Lecture 1: Course Overview

Monday, April 3

We covered basic class logistics (also available on the course info page), and did Assignment 0 to get everyone set up.

Lecture 2: The Shell and Shell Tools

Wednesday, April 5

We defined what "the shell" is, went over the history/background of the UNIX operating system and the shell as we know it today, and covered how to use basic shell commands.

Useful Resources:

I used a non-standard command bat in my lecture demo; the software installation page contains installation instructions if you want to try it out.

Lecture 3: Data Manipulation

Monday, April 10

We will learn how to efficiently process large datasets (or any other text-based data) from the shell using tools like regular expressions.

There's a great regular expression debugger at regex101.

Lecture 4: Shell Scripting

Wednesday, April 12

We will learn how to write our own "scripts"—mini-programs that combine shell commands.

Lecture 5: Text Editors

Monday, April 17

We will compare and contrast different programs commonly used to edit code; namely, the terminal editor vim and the graphical IDE (integrated development environment) Visual Studio Code.

Lecture 6: Command Line Environment

Wednesday, April 19

We will delve in more detail into the environment command-line programs run within, including:

  • how we configure programs
  • how programs find data (the filesystem)
  • how we can run multiple programs at the same time

We will also cover a terminal multiplexer called tmux; be sure to install it using the instructions on the software page

Lecture 7: Compilers and Package Management

Monday, April 24

We will see two related concepts:

  • how source code (in C and Python) is turned into a program
  • how we can install programs shared by other people

Lecture 8: Computer Networking

Wednesday, April 26

We will learn how computers talk to one another across the internet.

Lecture 9: Version Control I

Monday, May 1

We will learn how to keep track of, switch between, and merge different versions of our code using the popular version control system git.

Lecture 10: Version Control II

Wednesday, May 3

We will learn how to collaborate with others using git and GitHub.

Lecture 11: Build Systems & DevOps

Monday, May 8

We will learn how to set up a system that can automatically compile, test, and deploy our code.

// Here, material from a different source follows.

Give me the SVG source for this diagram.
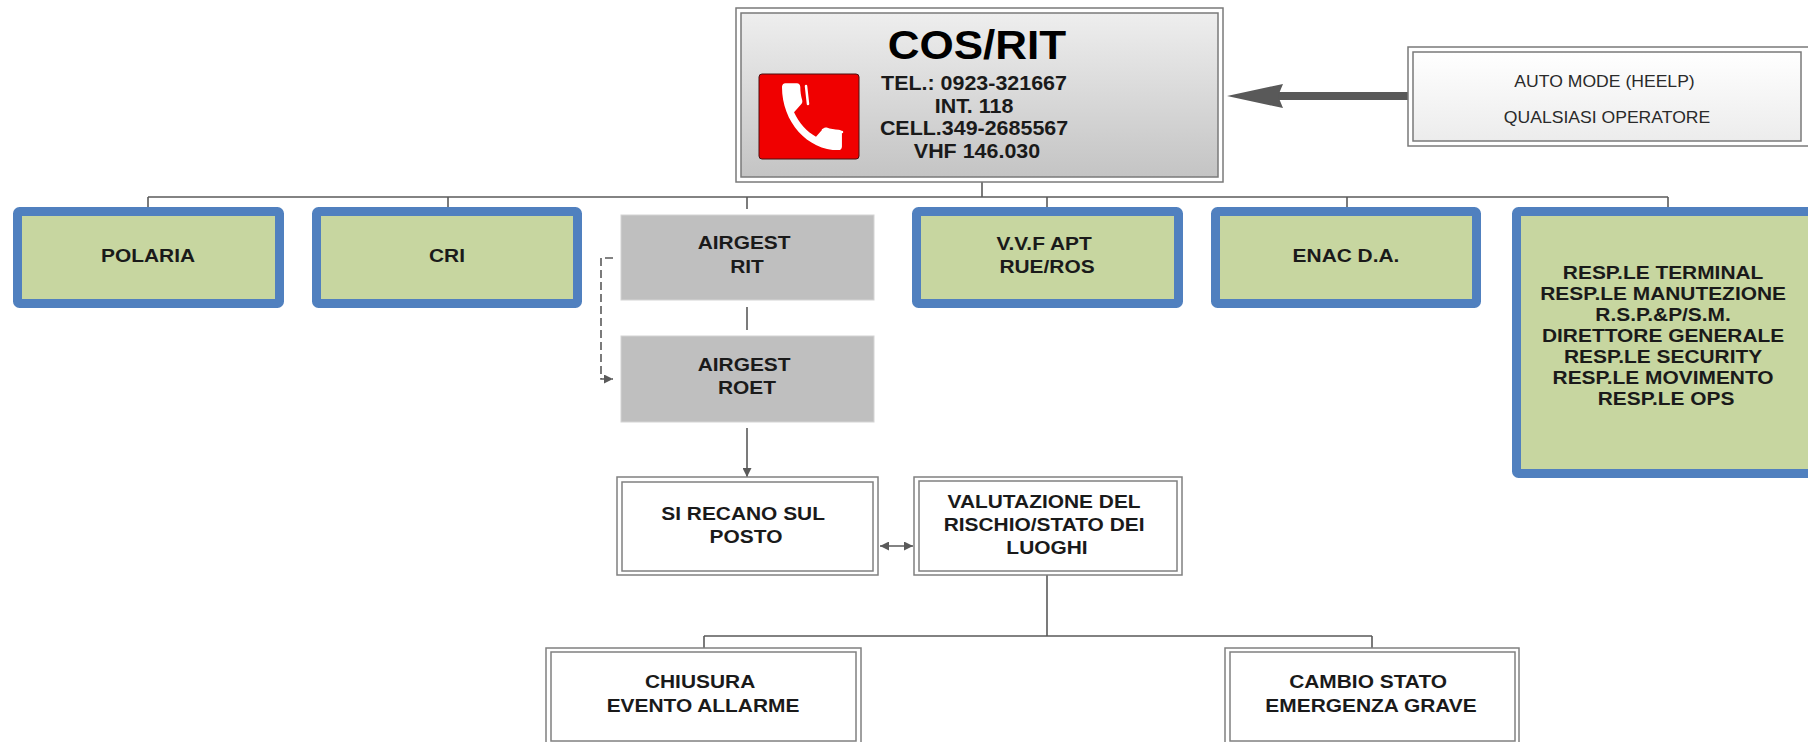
<svg xmlns="http://www.w3.org/2000/svg" width="1808" height="742" viewBox="0 0 1808 742">
<style>
.t{font-family:"Liberation Sans",Arial,sans-serif;font-weight:bold;font-size:19px;fill:#1a1a1a;text-anchor:middle}
.tr{font-family:"Liberation Sans",Arial,sans-serif;font-size:16px;fill:#2a2a2a;text-anchor:middle}
.blue{fill:#c7d6a0;stroke:#5080bf;stroke-width:9}
.gray{fill:#bfbfbf;stroke:#d4d4d4;stroke-width:1}
.dbl{fill:#ffffff;stroke:#808080;stroke-width:1.5}
.conn{fill:none;stroke:#5a5a5a;stroke-width:1.6}
</style>
<defs>
<linearGradient id="gCos" x1="0" y1="0" x2="0" y2="1">
<stop offset="0" stop-color="#eeeeee"/>
<stop offset="1" stop-color="#c4c4c4"/>
</linearGradient>
<linearGradient id="gAuto" x1="0" y1="0" x2="0" y2="1">
<stop offset="0" stop-color="#ffffff"/>
<stop offset="1" stop-color="#ececec"/>
</linearGradient>
<marker id="ah" viewBox="0 0 10 10" refX="10" refY="5" markerWidth="11" markerHeight="9" markerUnits="userSpaceOnUse" orient="auto-start-reverse">
<path d="M0,0 L10,5 L0,10 z" fill="#5a5a5a"/>
</marker>
</defs>

<g id="connectors">
<path class="conn" d="M148,197 H1668"/>
<path class="conn" d="M982,182 V197"/>
<path class="conn" d="M148,197 V207"/>
<path class="conn" d="M448,197 V207"/>
<path class="conn" d="M747,197 V209"/>
<path class="conn" d="M1047,197 V207"/>
<path class="conn" d="M1347,197 V207"/>
<path class="conn" d="M1668,197 V207"/>
<path class="conn" d="M747,307 V330"/>
<path class="conn" d="M747,428 V477" marker-end="url(#ah)"/>
<path class="conn" d="M613,258 H601 V379 H613" stroke-dasharray="8 4" marker-end="url(#ah)"/>
<path class="conn" d="M880,546 H913" marker-start="url(#ah)" marker-end="url(#ah)"/>
<path class="conn" d="M1047,575 V636 M704,636 H1372 M704,636 V648 M1372,636 V648"/>
<path d="M1408,96 H1278" stroke="#595959" stroke-width="8" fill="none"/>
<polygon points="1227,96 1283,84 1278,96 1283,108" fill="#595959"/>
</g>

<g id="cos-rit">
<rect x="736" y="8" width="487" height="174" fill="#ffffff" stroke="#7a7a7a" stroke-width="1.5"/>
<rect x="741" y="13" width="477" height="164" fill="url(#gCos)" stroke="#7a7a7a" stroke-width="1.5"/>
<rect x="759" y="74" width="100" height="85" rx="3" fill="#f00000" stroke="#4a1010" stroke-width="1"/>
<path transform="translate(772 72) scale(3.33 3.72)" fill="#ffffff" d="M6.62 10.79c1.44 2.83 3.76 5.14 6.59 6.590l2.2-2.2c.27-.27.67-.36 1.02-.24 1.12.37 2.33.57 3.57.57.55 0 1 .45 1 1V20c0 .55-.45 1-1 1-9.39 0-17-7.61-17-17 0-.55.45-1 1-1h3.5c.55 0 1 .45 1 1 0 1.25.2 2.45.57 3.57.11.35.03.74-.25 1.02l-2.2 2.2z"/>
<g stroke="#ffffff" stroke-width="2.5" stroke-linecap="round">
<path d="M806,86 L808,104"/>
<path d="M823,130 L842,132"/>
</g>
<text class="t" transform="translate(977 0) scale(1.1 1)" x="0" y="59" style="font-size:40px;fill:#000">COS/RIT</text>
<text class="t" transform="translate(977 0) scale(1.1 1)" style="font-size:19.5px">
<tspan x="0" y="90">TEL.: 0923-321667</tspan>
<tspan x="0" y="113">INT. 118</tspan>
<tspan x="0" y="135">CELL.349-2685567</tspan>
<tspan x="0" y="158">VHF 146.030</tspan>
</text>
</g>

<g id="auto-mode">
<rect x="1408" y="47" width="410" height="99" fill="#ffffff" stroke="#7a7a7a" stroke-width="1.5"/>
<rect x="1413" y="52" width="388" height="89" fill="url(#gAuto)" stroke="#7a7a7a" stroke-width="1.5"/>
<text class="tr" transform="translate(1607 0) scale(1.1 1)">
<tspan x="0" y="87">AUTO MODE (HEELP)</tspan>
<tspan x="0" y="123">QUALSIASI OPERATORE</tspan>
</text>
</g>

<g id="polaria">
<rect class="blue" x="17.5" y="211.5" width="262" height="92" rx="2"/>
<text class="t" transform="translate(148 0) scale(1.1 1)" x="0" y="262">POLARIA</text>
</g>

<g id="cri">
<rect class="blue" x="316.5" y="211.5" width="261" height="92" rx="2"/>
<text class="t" transform="translate(447 0) scale(1.1 1)" x="0" y="262">CRI</text>
</g>

<g id="airgest-rit">
<rect class="gray" x="621" y="215" width="253" height="85"/>
<text class="t" transform="translate(747 0) scale(1.1 1)">
<tspan x="0" y="249">AIRGEST</tspan>
<tspan x="0" y="273">RIT</tspan>
</text>
</g>

<g id="airgest-roet">
<rect class="gray" x="621" y="336" width="253" height="86"/>
<text class="t" transform="translate(747 0) scale(1.1 1)">
<tspan x="0" y="371">AIRGEST</tspan>
<tspan x="0" y="394">ROET</tspan>
</text>
</g>

<g id="vvf">
<rect class="blue" x="916.5" y="211.5" width="262" height="92" rx="2"/>
<text class="t" transform="translate(1047 0) scale(1.1 1)">
<tspan x="0" y="250">V.V.F APT</tspan>
<tspan x="0" y="273">RUE/ROS</tspan>
</text>
</g>

<g id="enac">
<rect class="blue" x="1215.5" y="211.5" width="261" height="92" rx="2"/>
<text class="t" transform="translate(1346 0) scale(1.1 1)" x="0" y="262">ENAC D.A.</text>
</g>

<g id="resp">
<rect class="blue" x="1516.5" y="211.5" width="303" height="262" rx="2"/>
<text class="t" transform="translate(1666 0) scale(1.1 1)">
<tspan x="0" y="279">RESP.LE TERMINAL</tspan>
<tspan x="0" y="300">RESP.LE MANUTEZIONE</tspan>
<tspan x="0" y="321">R.S.P.&amp;P/S.M.</tspan>
<tspan x="0" y="342">DIRETTORE GENERALE</tspan>
<tspan x="0" y="363">RESP.LE SECURITY</tspan>
<tspan x="0" y="384">RESP.LE MOVIMENTO</tspan>
<tspan x="0" y="405">RESP.LE OPS</tspan>
</text>
</g>

<g id="si-recano">
<rect class="dbl" x="617" y="477" width="261" height="98"/>
<rect class="dbl" x="622" y="482" width="251" height="89"/>
<text class="t" transform="translate(746 0) scale(1.1 1)">
<tspan x="0" y="520">SI RECANO SUL</tspan>
<tspan x="0" y="543">POSTO</tspan>
</text>
</g>

<g id="valutazione">
<rect class="dbl" x="914" y="477" width="268" height="98"/>
<rect class="dbl" x="919" y="481" width="258" height="90"/>
<text class="t" transform="translate(1047 0) scale(1.1 1)">
<tspan x="0" y="508">VALUTAZIONE DEL</tspan>
<tspan x="0" y="531">RISCHIO/STATO DEI</tspan>
<tspan x="0" y="554">LUOGHI</tspan>
</text>
</g>

<g id="chiusura">
<rect class="dbl" x="546" y="648" width="315" height="98"/>
<rect class="dbl" x="551" y="652" width="305" height="89"/>
<text class="t" transform="translate(703 0) scale(1.1 1)">
<tspan x="0" y="688">CHIUSURA</tspan>
<tspan x="0" y="712">EVENTO ALLARME</tspan>
</text>
</g>

<g id="cambio">
<rect class="dbl" x="1225" y="648" width="294" height="98"/>
<rect class="dbl" x="1230" y="652" width="285" height="89"/>
<text class="t" transform="translate(1371 0) scale(1.1 1)">
<tspan x="0" y="688">CAMBIO STATO</tspan>
<tspan x="0" y="712">EMERGENZA GRAVE</tspan>
</text>
</g>
</svg>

Lecture 12: Debugging and Profiling

Wednesday, May 10

We will cover common debugging strategies and various static analysis tools that can be used to make programming easier.

Lecture 13: Security

Monday, May 15

We will introduce the concept of computer security, including different types of attacks you might see in the real world (and strategies to protect yourself from them).

Lecture 14: Cryptography

Wednesday, May 17

We will see real-world tools used to verify people's identity and keep data secure even in untrustworthy settings (like the internet).

Lecture 15: Virtual Machines & Containers

Monday, May 22

We will set up and run virtual computers on your real computers, both for security and for ease of software development and deployment.

Lecture 16: Cloud & Serverless

Wednesday, May 24

We will set up a connection to a computer running on a "cloud" service, such as Amazon AWS, Google GCP, or Microsoft Azure, and run our own code on it. We will also set up a simpler service using a "serverless" platform, which is a convenient way of deploying code without much work.

Lecture 17: Media Encoding

Wednesday, May 31

We will look at how different types of media (text, images, audio, and video) are represented by computers, including the tradeoffs of different formats.

Lecture 18: Q&A and Conclusion

Monday, June 5

Whatever topics you find interesting! Let us know what you want us to cover.